Quarterly Information, page 25
4. | Please explain why you believe it is appropriate to disclose cash flow from operations per unit. Refer to CICA 1540.53 to 55. |
CICA 1540.53 precludes disclosure of cash flow per unit in financial statements. Baytex has not disclosed cash flow per unit in its financial statements; rather it is disclosed in the MD&A. There is no prohibition against such disclosures in the MD&A.
Cash flow from operations and cash flow per unit are disclosed for reasons noted above in our response to item 3. As noted above in our response to point 3, there is Canadian guidance on disclosing non-GAAP measures, which we believe we have complied with.
Evaluation of Disclosure Controls and Procedures, page 27
5. | Please indicate whether or not there was any change in your internal controls. Refer to General Instruction B(6)(e) of Form 40-F. |
We believe we have complied with the disclosure requirement in General Instruction B(6)(e) through our disclosure on page 3 of the Form 40-F. For clarity we repeat that disclosure, noting that there were no changes to Baytex's internal control over financial reporting during the year covered by the report that have materially affected, or are reasonably likely to materially affect Baytex's internal control over financial reporting.
Note 2 Significant Account Policies
6. | We note your disclosure on page 16 of your document indicates that you allocate and distribute all of your taxable income to your unit holders. Please expand your summary of significant accounting policies to address your cash distribution policy including any limitations which preclude you from distributing all of your taxable income in any given year, such as but without limitation to, debt covenants and capital expenditure requirements. |
We believe that our cash distribution policy is not an accounting policy, but is part of our overall corporate policies. Our distribution policy deals with our decisions on how we use cash flow rather than how we record or report those uses. As such, we feel it is appropriately disclosed in the AIF and not in our accounting policies.

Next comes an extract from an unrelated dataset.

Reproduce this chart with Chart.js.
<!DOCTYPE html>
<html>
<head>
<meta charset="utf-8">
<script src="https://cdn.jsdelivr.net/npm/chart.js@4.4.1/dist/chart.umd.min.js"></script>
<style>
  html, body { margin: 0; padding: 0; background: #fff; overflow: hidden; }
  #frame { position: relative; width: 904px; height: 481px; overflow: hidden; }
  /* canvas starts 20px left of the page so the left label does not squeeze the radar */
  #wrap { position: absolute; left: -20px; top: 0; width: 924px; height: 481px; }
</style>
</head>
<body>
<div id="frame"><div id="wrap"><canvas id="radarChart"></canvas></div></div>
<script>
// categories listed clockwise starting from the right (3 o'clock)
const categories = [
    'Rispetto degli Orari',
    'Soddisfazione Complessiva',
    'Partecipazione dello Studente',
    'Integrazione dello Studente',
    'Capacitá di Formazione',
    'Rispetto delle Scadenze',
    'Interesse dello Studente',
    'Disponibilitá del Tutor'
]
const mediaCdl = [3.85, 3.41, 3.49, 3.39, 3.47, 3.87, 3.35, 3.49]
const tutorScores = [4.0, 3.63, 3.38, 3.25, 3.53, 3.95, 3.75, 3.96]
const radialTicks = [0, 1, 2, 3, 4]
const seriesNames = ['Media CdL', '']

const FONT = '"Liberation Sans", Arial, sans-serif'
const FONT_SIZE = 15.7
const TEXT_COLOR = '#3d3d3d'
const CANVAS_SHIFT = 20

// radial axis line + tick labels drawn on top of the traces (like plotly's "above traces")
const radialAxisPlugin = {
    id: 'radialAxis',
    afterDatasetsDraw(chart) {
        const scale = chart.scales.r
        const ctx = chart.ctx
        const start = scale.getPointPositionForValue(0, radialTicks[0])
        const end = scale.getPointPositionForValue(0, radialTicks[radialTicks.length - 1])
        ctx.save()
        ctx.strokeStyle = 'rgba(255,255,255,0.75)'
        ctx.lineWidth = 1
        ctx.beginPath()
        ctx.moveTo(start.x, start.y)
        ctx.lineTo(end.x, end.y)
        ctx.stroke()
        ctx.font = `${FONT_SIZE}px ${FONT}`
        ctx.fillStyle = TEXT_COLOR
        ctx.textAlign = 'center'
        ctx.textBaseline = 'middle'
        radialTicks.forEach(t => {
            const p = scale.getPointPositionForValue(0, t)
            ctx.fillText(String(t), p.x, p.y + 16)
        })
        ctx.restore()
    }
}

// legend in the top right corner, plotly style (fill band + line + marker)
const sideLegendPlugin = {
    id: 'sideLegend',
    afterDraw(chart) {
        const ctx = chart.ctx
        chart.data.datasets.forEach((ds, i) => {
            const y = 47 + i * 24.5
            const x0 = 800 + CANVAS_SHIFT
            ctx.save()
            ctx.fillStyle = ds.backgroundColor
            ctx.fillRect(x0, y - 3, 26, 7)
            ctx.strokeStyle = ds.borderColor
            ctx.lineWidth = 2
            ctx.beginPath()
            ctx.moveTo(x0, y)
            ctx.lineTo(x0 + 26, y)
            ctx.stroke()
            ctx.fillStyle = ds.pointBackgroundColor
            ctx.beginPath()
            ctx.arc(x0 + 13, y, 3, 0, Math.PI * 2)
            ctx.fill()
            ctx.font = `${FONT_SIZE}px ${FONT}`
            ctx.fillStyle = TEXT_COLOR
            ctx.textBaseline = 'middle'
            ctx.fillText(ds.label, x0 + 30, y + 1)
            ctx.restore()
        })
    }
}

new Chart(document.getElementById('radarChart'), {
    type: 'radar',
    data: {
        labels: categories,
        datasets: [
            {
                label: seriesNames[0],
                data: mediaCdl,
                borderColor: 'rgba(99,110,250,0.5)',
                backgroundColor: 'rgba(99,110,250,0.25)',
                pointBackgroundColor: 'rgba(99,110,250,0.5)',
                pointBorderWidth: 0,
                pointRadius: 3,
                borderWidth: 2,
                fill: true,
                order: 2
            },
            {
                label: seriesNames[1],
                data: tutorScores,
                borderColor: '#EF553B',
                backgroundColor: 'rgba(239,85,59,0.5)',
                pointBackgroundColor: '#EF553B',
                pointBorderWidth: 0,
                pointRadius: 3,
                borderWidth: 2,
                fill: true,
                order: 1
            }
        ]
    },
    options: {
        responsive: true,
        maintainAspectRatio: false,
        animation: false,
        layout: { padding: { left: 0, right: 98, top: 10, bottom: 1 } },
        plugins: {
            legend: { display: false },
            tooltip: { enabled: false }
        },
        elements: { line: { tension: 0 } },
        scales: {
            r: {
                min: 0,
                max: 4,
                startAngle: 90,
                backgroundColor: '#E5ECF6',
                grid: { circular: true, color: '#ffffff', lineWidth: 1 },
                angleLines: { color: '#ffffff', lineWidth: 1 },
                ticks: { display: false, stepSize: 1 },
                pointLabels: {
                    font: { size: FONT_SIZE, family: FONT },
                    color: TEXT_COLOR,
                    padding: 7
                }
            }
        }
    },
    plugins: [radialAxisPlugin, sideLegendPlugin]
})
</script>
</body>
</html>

We also note that we have included detailed information relating to limitations which preclude us from distributing our taxable income in a given year at pages 16 and 40 of our AIF. That narrative indicates the material limitations that may preclude distributions in any given year.
Consolidation
7. | Please expand your consolidation accounting policy to disclose the criteria you apply in determining whether a given entity should be consolidated, including those which are not wholly owned. |
We believe that the accounting policies as disclosed adequately describe our policy with respect to consolidations. We refer the Staff to both the accounting policy on consolidation and the policy on joint interests which addresses our policy with respect to proportionate consolidation of joint venture interests. As at December 31, 2005, Baytex had investments in several other entities. These Entities are either wholly owned subsidiaries or unincorporated oil and gas joint ventures. The accounts of the wholly-owned subsidiaries are included in the consolidated results of the Trust. Investments in unincorporated joint ventures are accounted for using the proportionate consolidation method, whereby the Trust’s proportionate share of revenue and expenses, assets and liabilities are included in the accounts, as required under CICA HB 3055 and EITF 00-1.

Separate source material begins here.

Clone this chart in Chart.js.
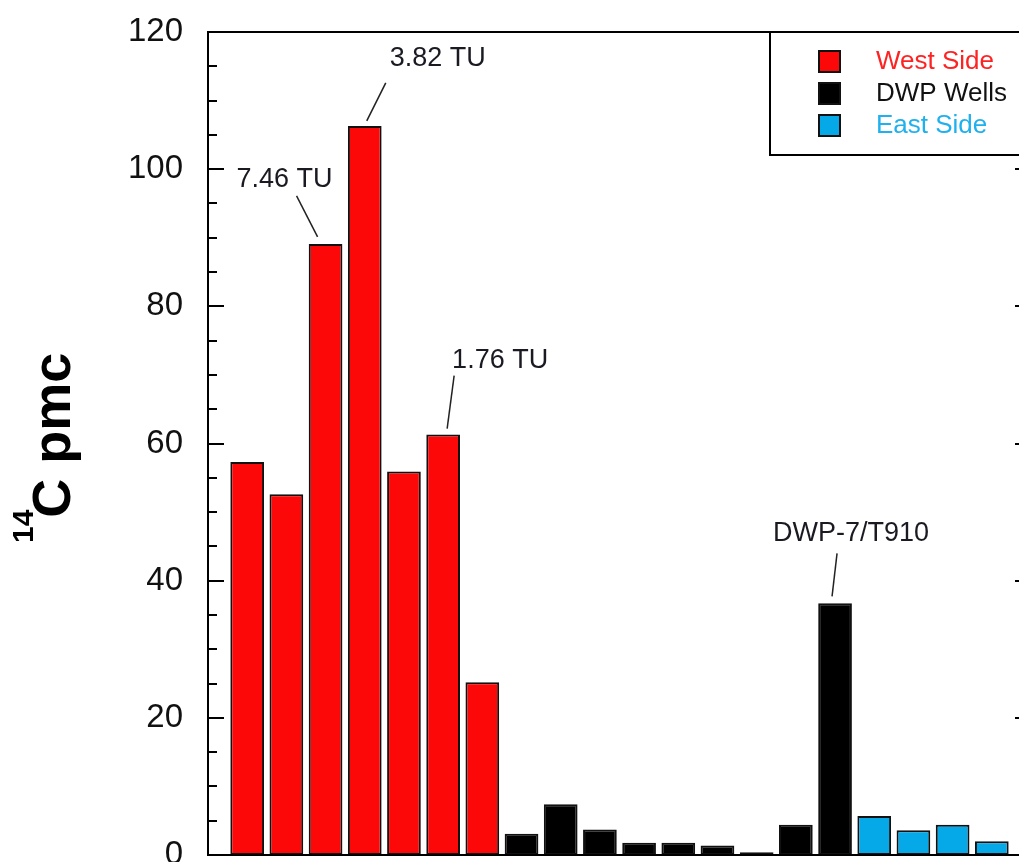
<!DOCTYPE html>
<html>
<head>
<meta charset="utf-8">
<script src="https://cdn.jsdelivr.net/npm/chart.js@4.4.1/dist/chart.umd.min.js"></script>
<style>
  html, body { margin: 0; padding: 0; background: #fff; overflow: hidden; }
  canvas { display: block; }
</style>
</head>
<body>
<canvas id="pmcChart" width="1040" height="862"></canvas>
<script>
// Datos (14C en pmc)
const westSide = [57.3, 52.6, 89.1, 106.3, 55.9, 61.3, 25.2];
const dwpWells = [3.1, 7.4, 3.7, 1.8, 1.8, 1.4, 0.4, 4.4, 36.7];
const eastSide = [5.7, 3.6, 4.4, 2.0];

const groupNames = ["West Side", "DWP Wells", "East Side"];
const yTicks = [0, 20, 40, 60, 80, 100, 120];

// Anotaciones: texto, grupo y posición dentro del grupo
const callouts = [
  { text: "7.46 TU", group: 0, index: 2 },
  { text: "3.82 TU", group: 0, index: 3 },
  { text: "1.76 TU", group: 0, index: 5 },
  { text: "DWP-7/T910", group: 1, index: 8 }
];

const FONT = '"Liberation Sans", Arial, sans-serif';
const colors = ["#fc0808", "#000000", "#05a9e8"];
const legendTextColors = ["#ff2222", "#111111", "#1fb0ee"];

// Desplazamientos de las etiquetas respecto a la parte superior de la barra
const calloutLayout = {
  "7.46 TU": { line: [-8, -7, -29, -48], label: [-41, -64] },
  "3.82 TU": { line: [2, -5, 21, -43], label: [73, -67] },
  "1.76 TU": { line: [4, -6, 11, -59], label: [57, -74] },
  "DWP-7/T910": { line: [-3, -7, 2, -50], label: [16, -70] }
};

// Categorías: un hueco al inicio y al final para centrar las barras
const groups = [westSide, dwpWells, eastSide];
const labels = [""];
groups.forEach((g, gi) => g.forEach((_, i) => labels.push(groupNames[gi] + " " + (i + 1))));
labels.push("");

function padIndex(gi, i) {
  let offset = 1;
  for (let k = 0; k < gi; k++) offset += groups[k].length;
  return offset + i;
}

function padSeries(gi) {
  const out = new Array(labels.length).fill(null);
  groups[gi].forEach((v, i) => { out[padIndex(gi, i)] = v; });
  return out;
}

const framePlugin = {
  id: "frame",
  afterDraw(chart) {
    const ctx = chart.ctx;
    const a = chart.chartArea;
    const y = chart.scales.y;
    ctx.save();
    ctx.strokeStyle = "#000";
    ctx.lineWidth = 2;
    ctx.strokeRect(a.left, a.top, a.right - a.left, a.bottom - a.top);

    // Marcas internas mayores y menores en ambos ejes
    for (let v = 0; v <= 120; v += 5) {
      const py = Math.round(y.getPixelForValue(v));
      const len = v % 20 === 0 ? 16 : 9;
      ctx.beginPath();
      ctx.moveTo(a.left, py);
      ctx.lineTo(a.left + len, py);
      ctx.moveTo(a.right, py);
      ctx.lineTo(a.right - len, py);
      ctx.stroke();
    }

    // Leyenda
    const lx = 770, ly = a.top, lh = 123;
    ctx.fillStyle = "#fff";
    ctx.fillRect(lx, ly, chart.width - lx + 10, lh);
    ctx.strokeRect(lx, ly, chart.width - lx + 10, lh);
    const rows = [ly + 29, ly + 61, ly + 93];
    ctx.font = "26px " + FONT;
    ctx.textBaseline = "middle";
    ctx.textAlign = "left";
    groupNames.forEach((name, i) => {
      ctx.fillStyle = colors[i];
      ctx.fillRect(819, rows[i] - 10, 21, 21);
      ctx.strokeStyle = "#111";
      ctx.lineWidth = 2;
      ctx.strokeRect(819, rows[i] - 10, 21, 21);
      ctx.fillStyle = legendTextColors[i];
      ctx.fillText(name, 876, rows[i] + 1);
    });

    // Anotaciones con línea guía
    ctx.font = "27px " + FONT;
    ctx.textAlign = "center";
    ctx.strokeStyle = "#222";
    ctx.lineWidth = 1.5;
    callouts.forEach((c) => {
      const bar = chart.getDatasetMeta(c.group).data[padIndex(c.group, c.index)];
      const lay = calloutLayout[c.text];
      ctx.beginPath();
      ctx.moveTo(bar.x + lay.line[0], bar.y + lay.line[1]);
      ctx.lineTo(bar.x + lay.line[2], bar.y + lay.line[3]);
      ctx.stroke();
      ctx.fillStyle = "#1a1a22";
      ctx.fillText(c.text, bar.x + lay.label[0], bar.y + lay.label[1]);
    });

    // Título del eje Y con superíndice
    ctx.translate(70, 543);
    ctx.rotate(-Math.PI / 2);
    ctx.fillStyle = "#000";
    ctx.textAlign = "left";
    ctx.textBaseline = "alphabetic";
    ctx.font = "bold 30px " + FONT;
    ctx.fillText("14", 0, -37);
    const w14 = ctx.measureText("14").width;
    ctx.font = "bold 54px " + FONT;
    ctx.fillText("C pmc", w14 - 8, 0);
    ctx.restore();
  }
};

new Chart(document.getElementById("pmcChart"), {
  type: "bar",
  data: {
    labels: labels,
    datasets: groupNames.map((name, gi) => ({
      label: name,
      data: padSeries(gi),
      backgroundColor: colors[gi],
      borderColor: "#111",
      borderWidth: 2,
      borderSkipped: false,
      grouped: false,
      categoryPercentage: 1,
      barPercentage: 0.86
    }))
  },
  options: {
    responsive: false,
    animation: false,
    devicePixelRatio: 1,
    layout: { padding: { top: 32, right: 9, bottom: 7, left: 0 } },
    plugins: {
      legend: { display: false },
      tooltip: { enabled: false }
    },
    scales: {
      x: {
        display: false,
        offset: false,
        grid: { display: false }
      },
      y: {
        min: 0,
        max: 120,
        afterFit(scale) {
          scale.width = 208;
          scale.paddingTop = 0;
          scale.paddingBottom = 0;
        },
        afterBuildTicks(scale) { scale.ticks = yTicks.map((v) => ({ value: v })); },
        border: { display: false },
        grid: { display: false, drawTicks: false },
        ticks: {
          padding: 25,
          color: "#111",
          font: { family: FONT, size: 33 }
        }
      }
    }
  },
  plugins: [framePlugin]
});
</script>
</body>
</html>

The Trust has reported an amount for non-controlling interest in the financial statements. This relates to exchangeable shares which do not meet the criteria to be classified as equity as discussed in Note 11 of the consolidated financial statements. In response to the Staff’s comments we propose that for the 2006 fiscal year and future years we will amend our disclosure of the consolidation policy to refer to the disclosure on joint ventures contained later in the policies note.
Note 4 Corporate Acquisition
8. | We note your disclosures on pages 6 and 7 of your document regarding your acquisitions of interests in the West Stoddart area in Northeast British Columbia on December 22, 2004 and producing properties in the Celtic area of Saskatchewan. Please tell us how you considered the disclosure provisions of CICA Handbook Section 1581 regarding these acquisitions. |
We provide the following information supplementally to aid in the Staff’s understanding of these acquisitions. The acquisition of the properties in the West Stoddart area and Celtic area are not considered to be business combinations under paragraph 8 of CICA Handbook Section 1581 (“Section 1581”) as these were acquisitions of a group of assets that do not constitute a business. As such the disclosure provisions of Section 1581 are not applicable. Emerging Issues Committee (“EIC”) 124 defines a business as a self-sustaining integrated set of business activities and assets conducted and managed for the purpose of providing a return to investors. A business consists of (a) inputs, (b) processes applied to those inputs, and (c) resulting outputs that are used to generate revenues. For a transferred set of activities and assets to be a business it must contain all of the inputs and processes necessary for it to continue to conduct normal operations after the transferred set is separated from the transferor, which includes the ability to sustain a revenue stream by providing its outputs to customers. All three of these elements did not exist for the acquisition of the West Stoddart and Celtic areas.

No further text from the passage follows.